◆ **The input**
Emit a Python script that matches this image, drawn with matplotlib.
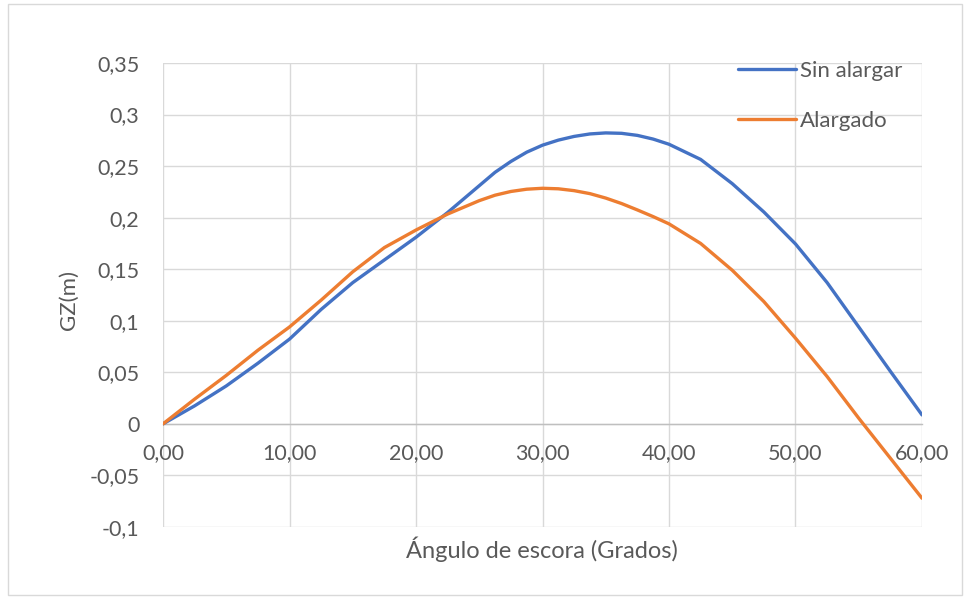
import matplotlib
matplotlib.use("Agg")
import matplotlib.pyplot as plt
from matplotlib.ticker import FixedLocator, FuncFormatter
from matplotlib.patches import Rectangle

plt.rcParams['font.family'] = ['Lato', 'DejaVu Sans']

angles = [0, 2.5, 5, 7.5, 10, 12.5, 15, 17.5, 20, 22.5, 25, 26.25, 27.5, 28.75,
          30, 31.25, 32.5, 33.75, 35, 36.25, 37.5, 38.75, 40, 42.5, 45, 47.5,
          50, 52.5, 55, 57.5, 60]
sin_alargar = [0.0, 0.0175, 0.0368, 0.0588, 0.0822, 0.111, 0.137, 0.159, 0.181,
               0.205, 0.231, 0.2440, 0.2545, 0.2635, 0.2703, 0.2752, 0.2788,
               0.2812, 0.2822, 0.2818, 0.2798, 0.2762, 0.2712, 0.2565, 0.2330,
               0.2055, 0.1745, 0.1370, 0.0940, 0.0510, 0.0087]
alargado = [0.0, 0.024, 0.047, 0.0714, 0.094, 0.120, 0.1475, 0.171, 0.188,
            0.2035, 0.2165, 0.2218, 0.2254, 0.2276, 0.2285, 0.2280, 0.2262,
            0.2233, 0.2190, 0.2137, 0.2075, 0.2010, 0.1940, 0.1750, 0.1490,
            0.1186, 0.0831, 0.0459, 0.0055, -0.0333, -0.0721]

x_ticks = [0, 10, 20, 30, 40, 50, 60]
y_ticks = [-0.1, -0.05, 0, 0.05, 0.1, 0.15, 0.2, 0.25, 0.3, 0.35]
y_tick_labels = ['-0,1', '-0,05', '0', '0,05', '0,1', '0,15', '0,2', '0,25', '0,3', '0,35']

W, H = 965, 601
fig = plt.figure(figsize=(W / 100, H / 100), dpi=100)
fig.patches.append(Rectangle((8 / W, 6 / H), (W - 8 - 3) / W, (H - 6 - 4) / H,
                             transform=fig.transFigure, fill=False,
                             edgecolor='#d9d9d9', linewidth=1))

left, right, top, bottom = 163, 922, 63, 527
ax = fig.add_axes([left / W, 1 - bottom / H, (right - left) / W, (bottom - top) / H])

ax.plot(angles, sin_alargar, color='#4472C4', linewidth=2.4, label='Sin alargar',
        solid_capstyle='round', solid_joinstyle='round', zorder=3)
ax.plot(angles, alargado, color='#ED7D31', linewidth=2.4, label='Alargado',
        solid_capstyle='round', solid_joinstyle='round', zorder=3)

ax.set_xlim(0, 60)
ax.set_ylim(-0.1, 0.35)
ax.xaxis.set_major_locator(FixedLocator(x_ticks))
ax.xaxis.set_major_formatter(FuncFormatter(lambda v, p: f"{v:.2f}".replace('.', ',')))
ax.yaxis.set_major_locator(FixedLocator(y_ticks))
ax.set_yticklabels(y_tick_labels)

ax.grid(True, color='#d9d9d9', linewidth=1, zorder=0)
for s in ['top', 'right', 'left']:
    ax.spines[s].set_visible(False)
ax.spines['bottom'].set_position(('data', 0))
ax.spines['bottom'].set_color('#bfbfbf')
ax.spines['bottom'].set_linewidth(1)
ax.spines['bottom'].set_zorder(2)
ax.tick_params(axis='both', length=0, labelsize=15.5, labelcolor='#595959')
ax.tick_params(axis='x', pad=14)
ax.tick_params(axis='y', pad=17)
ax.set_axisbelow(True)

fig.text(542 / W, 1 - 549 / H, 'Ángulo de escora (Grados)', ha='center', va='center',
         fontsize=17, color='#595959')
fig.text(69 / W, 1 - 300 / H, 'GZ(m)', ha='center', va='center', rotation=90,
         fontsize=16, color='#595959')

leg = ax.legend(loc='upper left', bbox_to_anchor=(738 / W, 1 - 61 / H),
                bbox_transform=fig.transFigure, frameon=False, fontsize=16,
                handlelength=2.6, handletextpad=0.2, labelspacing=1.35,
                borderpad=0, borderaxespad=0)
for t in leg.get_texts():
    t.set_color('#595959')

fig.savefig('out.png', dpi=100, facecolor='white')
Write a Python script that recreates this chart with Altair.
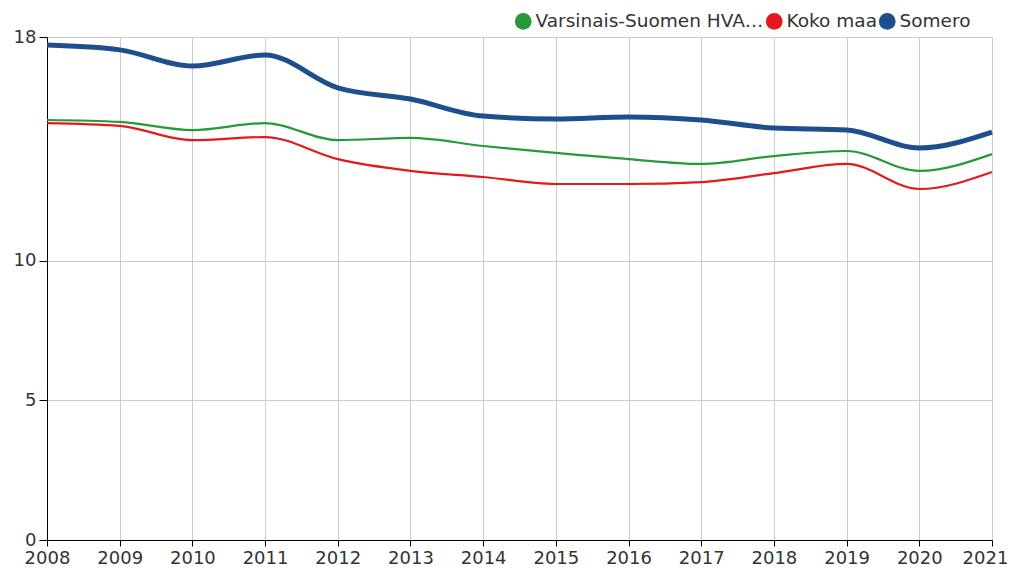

◆ **Exercise description**
Every record gets retyped exactly; no picture goes into the copy.

◆ **Exercise result**
Emit a Python script that matches this image, drawn with matplotlib.
import matplotlib
matplotlib.use("Agg")
import matplotlib.pyplot as plt
from matplotlib.ticker import FixedLocator, FuncFormatter
from matplotlib.patches import Rectangle

plt.rcParams['font.family'] = ['Lato', 'DejaVu Sans']

angles = [0, 2.5, 5, 7.5, 10, 12.5, 15, 17.5, 20, 22.5, 25, 26.25, 27.5, 28.75,
          30, 31.25, 32.5, 33.75, 35, 36.25, 37.5, 38.75, 40, 42.5, 45, 47.5,
          50, 52.5, 55, 57.5, 60]
sin_alargar = [0.0, 0.0175, 0.0368, 0.0588, 0.0822, 0.111, 0.137, 0.159, 0.181,
               0.205, 0.231, 0.2440, 0.2545, 0.2635, 0.2703, 0.2752, 0.2788,
               0.2812, 0.2822, 0.2818, 0.2798, 0.2762, 0.2712, 0.2565, 0.2330,
               0.2055, 0.1745, 0.1370, 0.0940, 0.0510, 0.0087]
alargado = [0.0, 0.024, 0.047, 0.0714, 0.094, 0.120, 0.1475, 0.171, 0.188,
            0.2035, 0.2165, 0.2218, 0.2254, 0.2276, 0.2285, 0.2280, 0.2262,
            0.2233, 0.2190, 0.2137, 0.2075, 0.2010, 0.1940, 0.1750, 0.1490,
            0.1186, 0.0831, 0.0459, 0.0055, -0.0333, -0.0721]

x_ticks = [0, 10, 20, 30, 40, 50, 60]
y_ticks = [-0.1, -0.05, 0, 0.05, 0.1, 0.15, 0.2, 0.25, 0.3, 0.35]
y_tick_labels = ['-0,1', '-0,05', '0', '0,05', '0,1', '0,15', '0,2', '0,25', '0,3', '0,35']

W, H = 965, 601
fig = plt.figure(figsize=(W / 100, H / 100), dpi=100)
fig.patches.append(Rectangle((8 / W, 6 / H), (W - 8 - 3) / W, (H - 6 - 4) / H,
                             transform=fig.transFigure, fill=False,
                             edgecolor='#d9d9d9', linewidth=1))

left, right, top, bottom = 163, 922, 63, 527
ax = fig.add_axes([left / W, 1 - bottom / H, (right - left) / W, (bottom - top) / H])

ax.plot(angles, sin_alargar, color='#4472C4', linewidth=2.4, label='Sin alargar',
        solid_capstyle='round', solid_joinstyle='round', zorder=3)
ax.plot(angles, alargado, color='#ED7D31', linewidth=2.4, label='Alargado',
        solid_capstyle='round', solid_joinstyle='round', zorder=3)

ax.set_xlim(0, 60)
ax.set_ylim(-0.1, 0.35)
ax.xaxis.set_major_locator(FixedLocator(x_ticks))
ax.xaxis.set_major_formatter(FuncFormatter(lambda v, p: f"{v:.2f}".replace('.', ',')))
ax.yaxis.set_major_locator(FixedLocator(y_ticks))
ax.set_yticklabels(y_tick_labels)

ax.grid(True, color='#d9d9d9', linewidth=1, zorder=0)
for s in ['top', 'right', 'left']:
    ax.spines[s].set_visible(False)
ax.spines['bottom'].set_position(('data', 0))
ax.spines['bottom'].set_color('#bfbfbf')
ax.spines['bottom'].set_linewidth(1)
ax.spines['bottom'].set_zorder(2)
ax.tick_params(axis='both', length=0, labelsize=15.5, labelcolor='#595959')
ax.tick_params(axis='x', pad=14)
ax.tick_params(axis='y', pad=17)
ax.set_axisbelow(True)

fig.text(542 / W, 1 - 549 / H, 'Ángulo de escora (Grados)', ha='center', va='center',
         fontsize=17, color='#595959')
fig.text(69 / W, 1 - 300 / H, 'GZ(m)', ha='center', va='center', rotation=90,
         fontsize=16, color='#595959')

leg = ax.legend(loc='upper left', bbox_to_anchor=(738 / W, 1 - 61 / H),
                bbox_transform=fig.transFigure, frameon=False, fontsize=16,
                handlelength=2.6, handletextpad=0.2, labelspacing=1.35,
                borderpad=0, borderaxespad=0)
for t in leg.get_texts():
    t.set_color('#595959')

fig.savefig('out.png', dpi=100, facecolor='white')
Write a Python script that recreates this chart with Altair.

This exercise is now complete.